Frank Doyle, who decades later would become a loud cheerleader for building the Golden Gate Bridge, was then a cashier at Exchange Bank and one of three men heading the citizen’s committee on street widening. From the newspaper accounts, it appears he acted as treasurer handling the money. In the end the civic improvement project was a bust; they managed to widen only two blocks of Fourth street, from the east end of Courthouse Square to E street (for more background, read “Boulevard Dreams“).

There are smaller bones that could be picked in that video, but the last – and perhaps, most important – dispute I have with her narrative is the portrayal of 1906 Santa Rosa as a simple farmtown (“a forward looking town with a lot of prospects”) that emerged transformed, phoenix-like, from the quake ashes and rubble. Once again, that’s simply false.

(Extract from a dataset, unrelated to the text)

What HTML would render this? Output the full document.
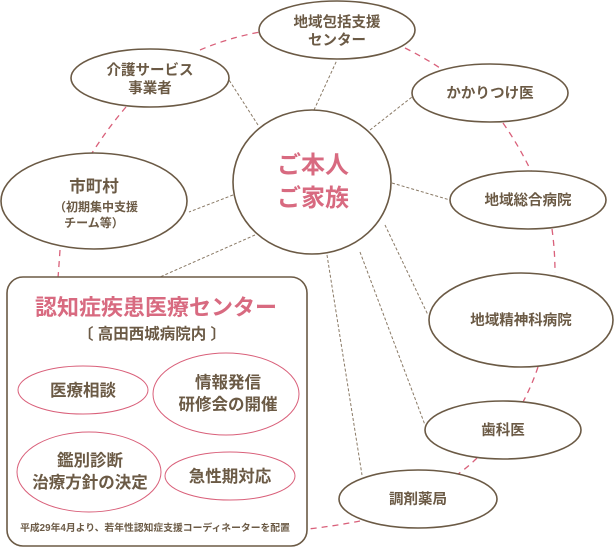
<!DOCTYPE html>
<html><head><meta charset="utf-8"><style>
html,body{margin:0;padding:0;background:#fff}
svg text{font-family:"Liberation Sans","Noto Sans CJK JP",sans-serif;font-weight:bold;fill:#6b5a45;text-anchor:middle}
</style></head><body>
<svg width="615" height="548" viewBox="0 0 615 548" xmlns="http://www.w3.org/2000/svg">
<g fill="none" stroke="#d9607a" stroke-width="1.3" stroke-dasharray="6,5">
<path d="M60 250 Q59 265 58 278"/>
<path d="M126 107 Q108 128 92 153"/>
<path d="M200 50 Q228 38 260 32"/>
<path d="M405 48 Q425 58 443 70"/>
<path d="M503 123 Q519 146 531 171"/>
<path d="M552 229 Q555 251 555 273"/>
<path d="M538 367 Q532 385 523 402"/>
<path d="M477 458 Q468 467 458 474"/>
<path d="M360 521 Q335 526 308 529"/>
</g>
<g stroke="#8a7a66" stroke-width="1" stroke-dasharray="3,2">
<line x1="385" y1="225" x2="428" y2="315"/>
<line x1="360" y1="252" x2="425" y2="425"/>
<line x1="327" y1="255" x2="362" y2="475"/>
<line x1="255" y1="235" x2="160" y2="277"/>
<line x1="233" y1="195" x2="189" y2="212"/>
<line x1="258" y1="125" x2="229" y2="80"/>
<line x1="314" y1="110" x2="337" y2="60"/>
<line x1="370" y1="130" x2="412" y2="97"/>
<line x1="392" y1="183" x2="450" y2="200"/>
</g>
<g fill="#fff" stroke="#6b5a45" stroke-width="1.6">
<ellipse cx="312" cy="182" rx="79" ry="72"/>
<ellipse cx="337" cy="30" rx="78" ry="29"/>
<ellipse cx="490" cy="93" rx="78" ry="29"/>
<ellipse cx="528" cy="200" rx="78" ry="29"/>
<ellipse cx="150" cy="78" rx="79" ry="29"/>
<ellipse cx="94" cy="201" rx="93" ry="48"/>
<ellipse cx="521" cy="320" rx="92" ry="47"/>
<ellipse cx="503" cy="430" rx="78" ry="29"/>
<ellipse cx="418" cy="499" rx="79" ry="29"/>
<rect x="7" y="277" width="300" height="269" rx="16"/>
</g>
<g fill="#fff" stroke="#d9607a" stroke-width="1">
<ellipse cx="83" cy="390" rx="65" ry="24"/>
<ellipse cx="226" cy="394" rx="73" ry="41"/>
<ellipse cx="89" cy="472" rx="72" ry="40"/>
<ellipse cx="230" cy="476" rx="65" ry="24"/>
</g>
<text x="313" y="173" font-size="24" style="fill:#d86a80">ご本人</text>
<text x="313" y="206" font-size="24" style="fill:#d86a80">ご家族</text>
<text x="337" y="27" font-size="14.5">地域包括支援</text>
<text x="337" y="45" font-size="14.5">センター</text>
<text x="490" y="98" font-size="14.5">かかりつけ医</text>
<text x="528" y="205" font-size="14.5">地域総合病院</text>
<text x="150" y="75" font-size="14.5">介護サービス</text>
<text x="150" y="93" font-size="14.5">事業者</text>
<text x="94" y="192" font-size="16.5">市町村</text>
<text x="96" y="211" font-size="12">（初期集中支援</text>
<text x="94" y="227" font-size="12">チーム等）</text>
<text x="521" y="325" font-size="14.5">地域精神科病院</text>
<text x="503" y="435" font-size="14.5">歯科医</text>
<text x="418" y="504" font-size="14.5">調剤薬局</text>
<text x="156" y="315" font-size="22" style="fill:#d86a80">認知症疾患医療センター</text>
<text x="152" y="339" font-size="15.5">〔 高田西城病院内 〕</text>
<text x="83" y="396" font-size="16.5">医療相談</text>
<text x="228" y="388" font-size="16.5">情報発信</text>
<text x="228" y="410" font-size="16.5">研修会の開催</text>
<text x="90" y="466" font-size="16.5">鑑別診断</text>
<text x="90" y="488" font-size="16.5">治療方針の決定</text>
<text x="230" y="482" font-size="16.5">急性期対応</text>
<text x="155" y="531" font-size="9.8">平成29年4月より、若年性認知症支援コーディネーターを配置</text>
</svg>
</body></html>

Santa Rosa certainly looked more cosmopolitan after it was rebuilt; the fires swept away the jumble of 19th century buildings that gave the downtown its “Wild West” appearance. But the earthquake didn’t interrupt Santa Rosa’s thriving underground economy based on gambling and prostitution, with a tenderloin district nearly as large as the one found in Reno. Santa Rosa actually legalized Nevada-style prostitution the year after the earthquake. See the “Wide-Open Town” series of four articles for more on the rough temperament of the place.

Worse, the earthquake thwarted meaningful progress and entrenched Santa Rosa in its old ways. While the progressive movement swept out corruption in San Francisco and other American cities, no reformers had the chance to gain public office here. There were no post-quake muckrakers calling for Grand Jury hearings, which in Santa Rosa might risk indictments of the downtown property owners and businessmen who profited from the town being the Sin City of the North Bay.

So yes, the 1906 Santa Rosa earthquake really was a transformative event – only not the one always portrayed. Instead of being the spark that propelled the town into the better days of the Twentieth Century, the disaster looms over our past as the day time stopped. The question to debate is whether it casts its long dark shadow over Santa Rosa still.